## begin Supplied material

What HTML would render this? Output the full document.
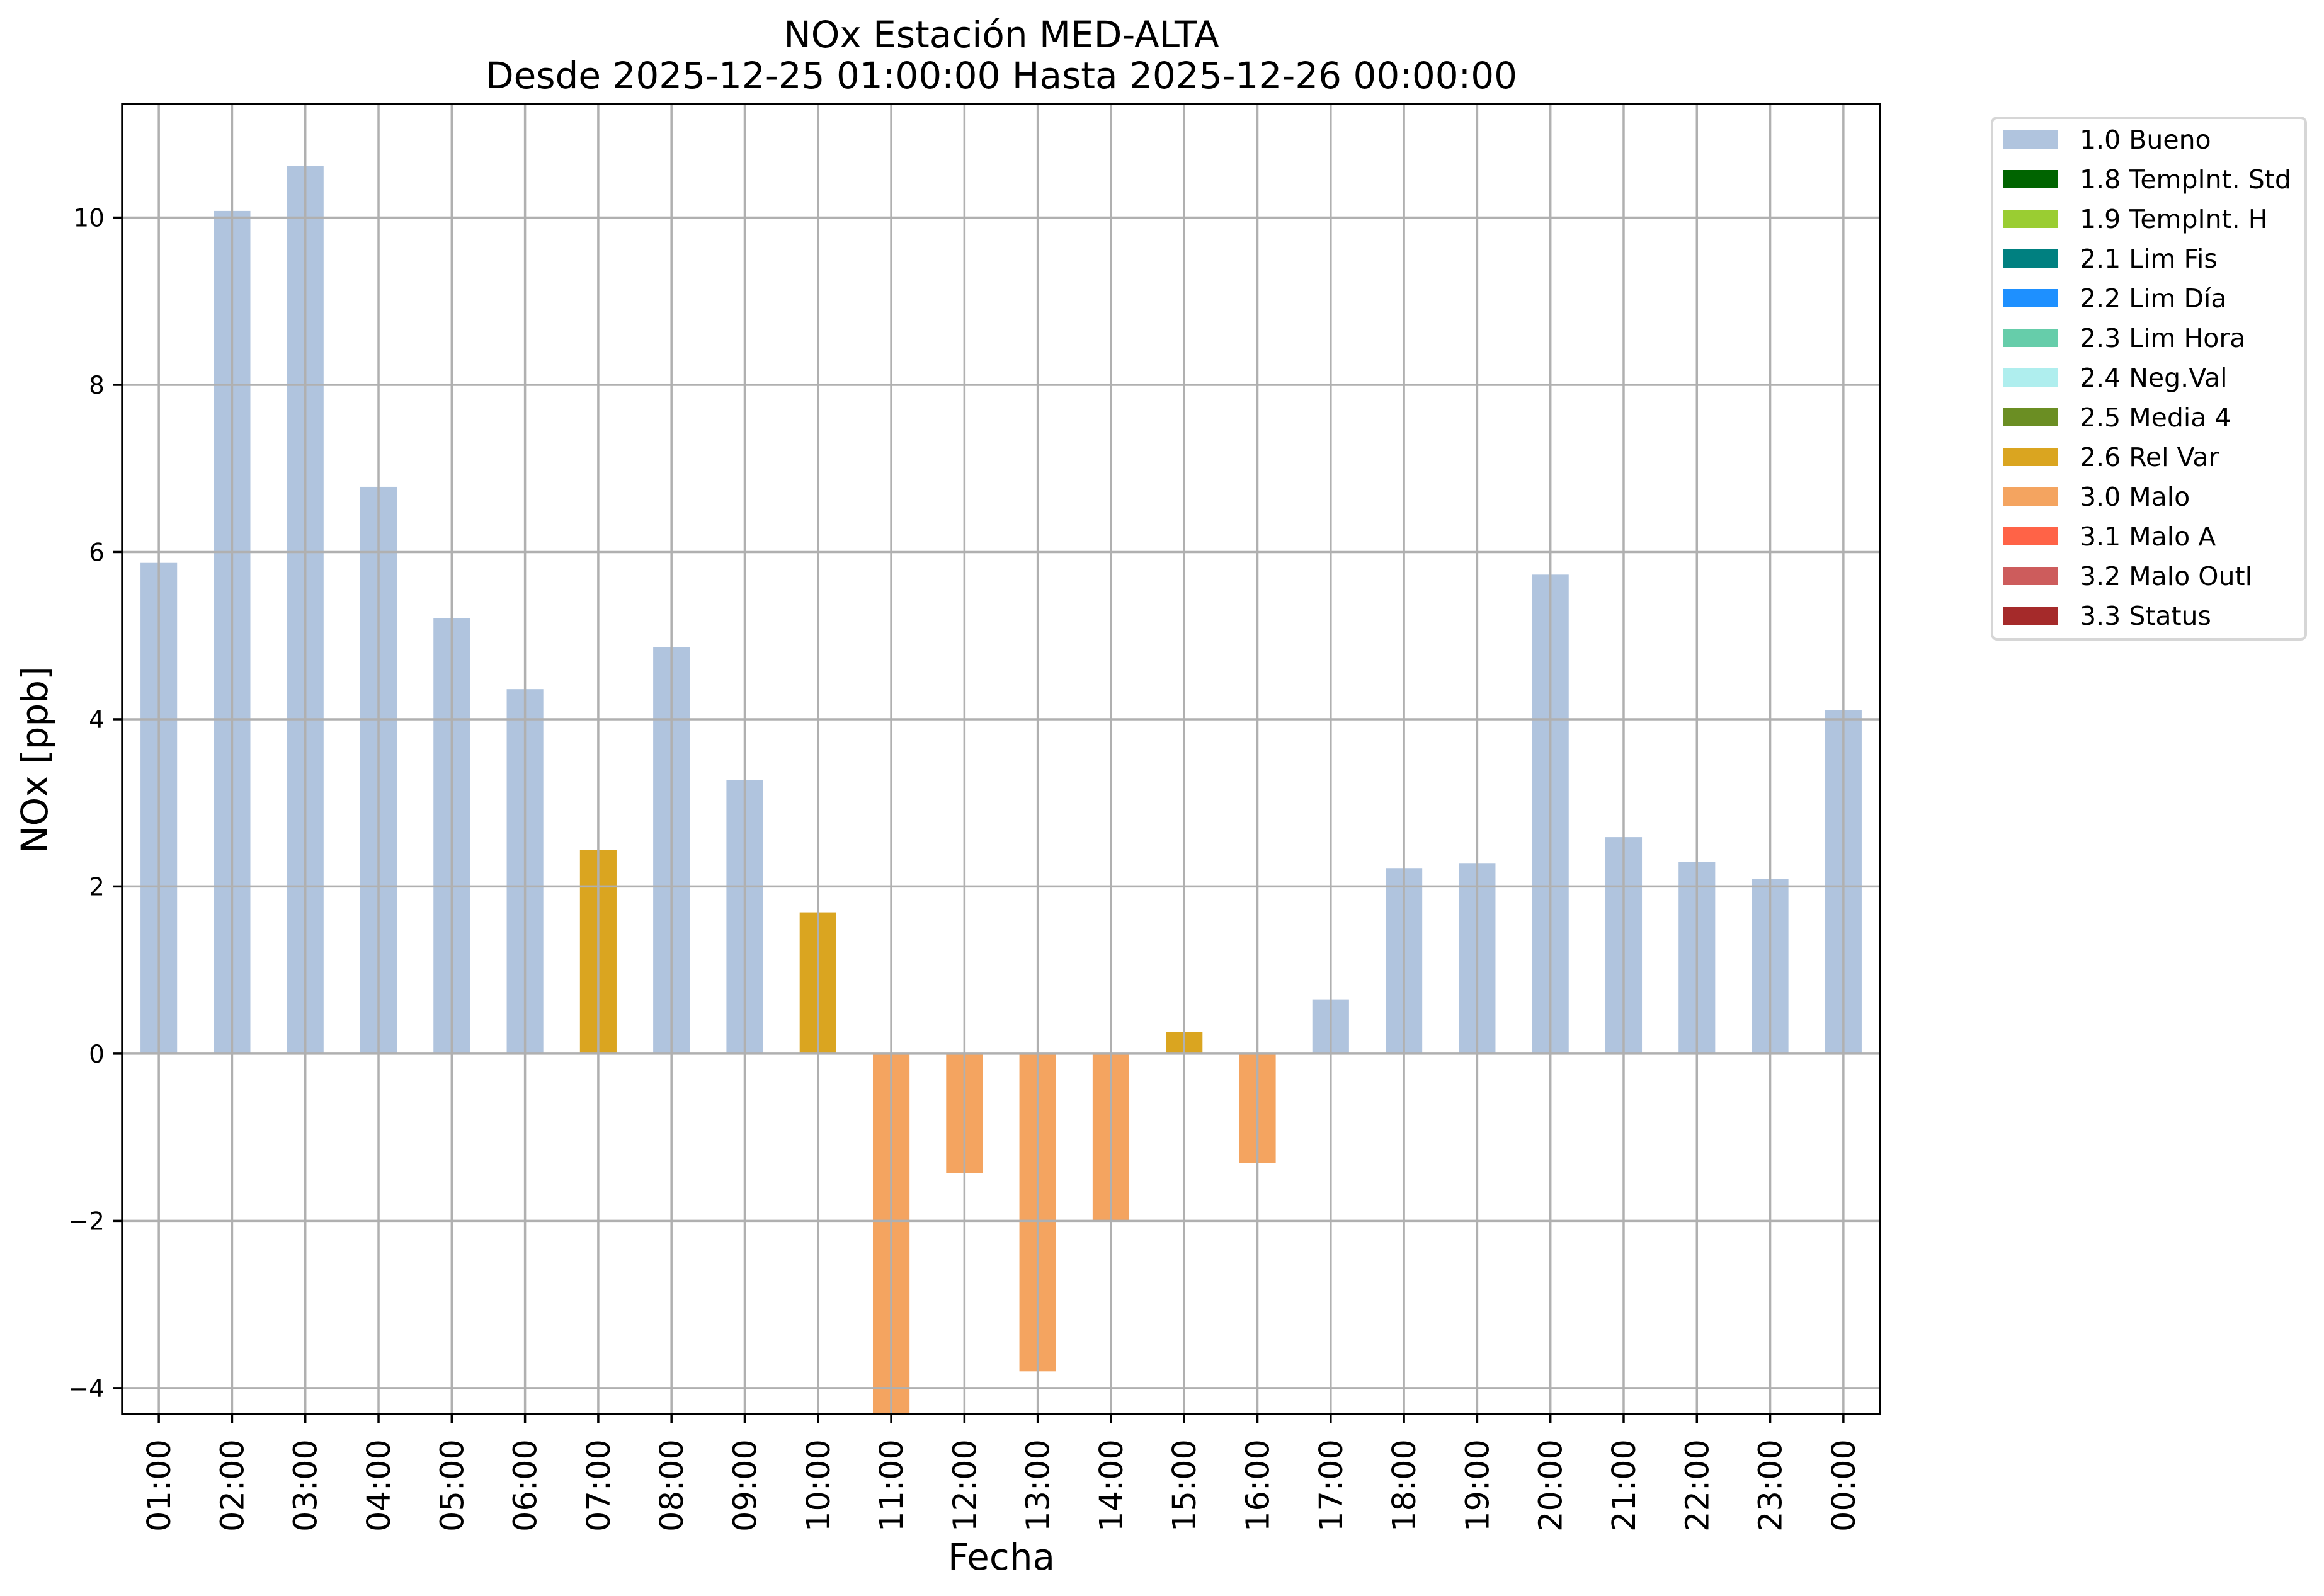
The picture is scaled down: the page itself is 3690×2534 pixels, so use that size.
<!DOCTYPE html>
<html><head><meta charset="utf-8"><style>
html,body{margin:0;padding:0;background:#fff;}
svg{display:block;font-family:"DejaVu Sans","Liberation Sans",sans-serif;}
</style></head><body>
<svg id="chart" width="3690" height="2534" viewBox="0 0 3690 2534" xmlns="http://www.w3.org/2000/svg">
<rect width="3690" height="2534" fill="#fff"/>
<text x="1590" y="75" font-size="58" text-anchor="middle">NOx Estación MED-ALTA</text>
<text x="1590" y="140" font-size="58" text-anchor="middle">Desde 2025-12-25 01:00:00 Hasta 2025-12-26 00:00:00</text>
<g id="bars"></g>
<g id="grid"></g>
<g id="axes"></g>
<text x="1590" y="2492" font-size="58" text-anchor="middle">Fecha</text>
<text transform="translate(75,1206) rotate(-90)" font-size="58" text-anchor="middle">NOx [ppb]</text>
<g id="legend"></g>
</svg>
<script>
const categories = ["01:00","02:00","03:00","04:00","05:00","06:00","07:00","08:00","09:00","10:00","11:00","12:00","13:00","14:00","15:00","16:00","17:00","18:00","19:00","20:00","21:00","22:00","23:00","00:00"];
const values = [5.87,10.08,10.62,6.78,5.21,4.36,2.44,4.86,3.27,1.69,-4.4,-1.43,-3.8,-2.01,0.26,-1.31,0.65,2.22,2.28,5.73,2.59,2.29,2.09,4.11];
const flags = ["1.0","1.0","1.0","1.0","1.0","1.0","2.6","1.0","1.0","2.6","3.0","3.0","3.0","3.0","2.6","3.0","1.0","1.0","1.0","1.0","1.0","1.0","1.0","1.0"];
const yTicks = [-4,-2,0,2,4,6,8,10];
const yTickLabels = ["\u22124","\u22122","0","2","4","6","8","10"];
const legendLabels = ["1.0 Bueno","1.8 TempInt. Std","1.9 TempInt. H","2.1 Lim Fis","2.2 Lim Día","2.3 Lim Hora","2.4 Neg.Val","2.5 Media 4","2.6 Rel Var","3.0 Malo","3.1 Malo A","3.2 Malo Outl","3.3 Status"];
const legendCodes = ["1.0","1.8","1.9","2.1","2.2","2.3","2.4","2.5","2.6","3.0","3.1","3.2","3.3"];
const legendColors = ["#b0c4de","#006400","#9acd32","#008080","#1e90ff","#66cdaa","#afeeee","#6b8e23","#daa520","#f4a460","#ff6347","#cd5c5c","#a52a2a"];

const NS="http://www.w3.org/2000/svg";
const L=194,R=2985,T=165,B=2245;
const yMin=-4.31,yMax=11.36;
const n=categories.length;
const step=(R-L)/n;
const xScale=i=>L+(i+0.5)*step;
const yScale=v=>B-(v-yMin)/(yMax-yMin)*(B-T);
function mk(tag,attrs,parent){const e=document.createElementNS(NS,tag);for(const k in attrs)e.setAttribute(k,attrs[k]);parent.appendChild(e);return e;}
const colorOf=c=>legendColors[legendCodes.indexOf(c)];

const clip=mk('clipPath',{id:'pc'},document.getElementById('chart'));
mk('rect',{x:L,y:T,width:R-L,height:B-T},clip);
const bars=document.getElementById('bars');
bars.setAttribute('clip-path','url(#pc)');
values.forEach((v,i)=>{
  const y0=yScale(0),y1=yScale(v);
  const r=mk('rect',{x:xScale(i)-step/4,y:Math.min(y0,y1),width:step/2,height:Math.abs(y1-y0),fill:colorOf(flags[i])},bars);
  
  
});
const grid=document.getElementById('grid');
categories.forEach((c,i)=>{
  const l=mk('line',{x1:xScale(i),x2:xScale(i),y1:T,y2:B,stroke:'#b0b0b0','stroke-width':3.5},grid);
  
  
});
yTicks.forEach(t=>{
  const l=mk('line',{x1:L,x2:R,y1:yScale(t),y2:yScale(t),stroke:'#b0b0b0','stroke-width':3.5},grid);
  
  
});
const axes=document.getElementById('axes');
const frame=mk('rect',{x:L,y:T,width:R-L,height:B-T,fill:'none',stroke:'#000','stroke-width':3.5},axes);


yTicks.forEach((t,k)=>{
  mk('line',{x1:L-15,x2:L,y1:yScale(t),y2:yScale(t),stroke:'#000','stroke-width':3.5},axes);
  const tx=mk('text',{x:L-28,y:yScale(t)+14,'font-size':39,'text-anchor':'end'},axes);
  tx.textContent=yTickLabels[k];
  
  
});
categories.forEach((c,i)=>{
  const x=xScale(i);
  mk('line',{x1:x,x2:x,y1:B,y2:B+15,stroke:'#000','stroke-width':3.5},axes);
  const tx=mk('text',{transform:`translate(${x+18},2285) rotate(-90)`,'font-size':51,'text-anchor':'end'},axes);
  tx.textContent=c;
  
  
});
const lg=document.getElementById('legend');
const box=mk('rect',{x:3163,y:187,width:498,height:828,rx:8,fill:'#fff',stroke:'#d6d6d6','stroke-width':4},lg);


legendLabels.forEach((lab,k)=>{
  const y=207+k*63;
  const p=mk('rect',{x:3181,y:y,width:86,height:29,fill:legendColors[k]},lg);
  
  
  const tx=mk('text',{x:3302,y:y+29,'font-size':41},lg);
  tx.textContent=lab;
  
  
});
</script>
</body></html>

## end Supplied material

**Challenge**
Omit pictures; set down the rest of the material word for word.

**Reply to the exercise**
What HTML would render this? Output the full document.
The picture is scaled down: the page itself is 3690×2534 pixels, so use that size.
<!DOCTYPE html>
<html><head><meta charset="utf-8"><style>
html,body{margin:0;padding:0;background:#fff;}
svg{display:block;font-family:"DejaVu Sans","Liberation Sans",sans-serif;}
</style></head><body>
<svg id="chart" width="3690" height="2534" viewBox="0 0 3690 2534" xmlns="http://www.w3.org/2000/svg">
<rect width="3690" height="2534" fill="#fff"/>
<text x="1590" y="75" font-size="58" text-anchor="middle">NOx Estación MED-ALTA</text>
<text x="1590" y="140" font-size="58" text-anchor="middle">Desde 2025-12-25 01:00:00 Hasta 2025-12-26 00:00:00</text>
<g id="bars"></g>
<g id="grid"></g>
<g id="axes"></g>
<text x="1590" y="2492" font-size="58" text-anchor="middle">Fecha</text>
<text transform="translate(75,1206) rotate(-90)" font-size="58" text-anchor="middle">NOx [ppb]</text>
<g id="legend"></g>
</svg>
<script>
const categories = ["01:00","02:00","03:00","04:00","05:00","06:00","07:00","08:00","09:00","10:00","11:00","12:00","13:00","14:00","15:00","16:00","17:00","18:00","19:00","20:00","21:00","22:00","23:00","00:00"];
const values = [5.87,10.08,10.62,6.78,5.21,4.36,2.44,4.86,3.27,1.69,-4.4,-1.43,-3.8,-2.01,0.26,-1.31,0.65,2.22,2.28,5.73,2.59,2.29,2.09,4.11];
const flags = ["1.0","1.0","1.0","1.0","1.0","1.0","2.6","1.0","1.0","2.6","3.0","3.0","3.0","3.0","2.6","3.0","1.0","1.0","1.0","1.0","1.0","1.0","1.0","1.0"];
const yTicks = [-4,-2,0,2,4,6,8,10];
const yTickLabels = ["\u22124","\u22122","0","2","4","6","8","10"];
const legendLabels = ["1.0 Bueno","1.8 TempInt. Std","1.9 TempInt. H","2.1 Lim Fis","2.2 Lim Día","2.3 Lim Hora","2.4 Neg.Val","2.5 Media 4","2.6 Rel Var","3.0 Malo","3.1 Malo A","3.2 Malo Outl","3.3 Status"];
const legendCodes = ["1.0","1.8","1.9","2.1","2.2","2.3","2.4","2.5","2.6","3.0","3.1","3.2","3.3"];
const legendColors = ["#b0c4de","#006400","#9acd32","#008080","#1e90ff","#66cdaa","#afeeee","#6b8e23","#daa520","#f4a460","#ff6347","#cd5c5c","#a52a2a"];

const NS="http://www.w3.org/2000/svg";
const L=194,R=2985,T=165,B=2245;
const yMin=-4.31,yMax=11.36;
const n=categories.length;
const step=(R-L)/n;
const xScale=i=>L+(i+0.5)*step;
const yScale=v=>B-(v-yMin)/(yMax-yMin)*(B-T);
function mk(tag,attrs,parent){const e=document.createElementNS(NS,tag);for(const k in attrs)e.setAttribute(k,attrs[k]);parent.appendChild(e);return e;}
const colorOf=c=>legendColors[legendCodes.indexOf(c)];

const clip=mk('clipPath',{id:'pc'},document.getElementById('chart'));
mk('rect',{x:L,y:T,width:R-L,height:B-T},clip);
const bars=document.getElementById('bars');
bars.setAttribute('clip-path','url(#pc)');
values.forEach((v,i)=>{
  const y0=yScale(0),y1=yScale(v);
  const r=mk('rect',{x:xScale(i)-step/4,y:Math.min(y0,y1),width:step/2,height:Math.abs(y1-y0),fill:colorOf(flags[i])},bars);
  
  
});
const grid=document.getElementById('grid');
categories.forEach((c,i)=>{
  const l=mk('line',{x1:xScale(i),x2:xScale(i),y1:T,y2:B,stroke:'#b0b0b0','stroke-width':3.5},grid);
  
  
});
yTicks.forEach(t=>{
  const l=mk('line',{x1:L,x2:R,y1:yScale(t),y2:yScale(t),stroke:'#b0b0b0','stroke-width':3.5},grid);
  
  
});
const axes=document.getElementById('axes');
const frame=mk('rect',{x:L,y:T,width:R-L,height:B-T,fill:'none',stroke:'#000','stroke-width':3.5},axes);


yTicks.forEach((t,k)=>{
  mk('line',{x1:L-15,x2:L,y1:yScale(t),y2:yScale(t),stroke:'#000','stroke-width':3.5},axes);
  const tx=mk('text',{x:L-28,y:yScale(t)+14,'font-size':39,'text-anchor':'end'},axes);
  tx.textContent=yTickLabels[k];
  
  
});
categories.forEach((c,i)=>{
  const x=xScale(i);
  mk('line',{x1:x,x2:x,y1:B,y2:B+15,stroke:'#000','stroke-width':3.5},axes);
  const tx=mk('text',{transform:`translate(${x+18},2285) rotate(-90)`,'font-size':51,'text-anchor':'end'},axes);
  tx.textContent=c;
  
  
});
const lg=document.getElementById('legend');
const box=mk('rect',{x:3163,y:187,width:498,height:828,rx:8,fill:'#fff',stroke:'#d6d6d6','stroke-width':4},lg);


legendLabels.forEach((lab,k)=>{
  const y=207+k*63;
  const p=mk('rect',{x:3181,y:y,width:86,height:29,fill:legendColors[k]},lg);
  
  
  const tx=mk('text',{x:3302,y:y+29,'font-size':41},lg);
  tx.textContent=lab;
  
  
});
</script>
</body></html>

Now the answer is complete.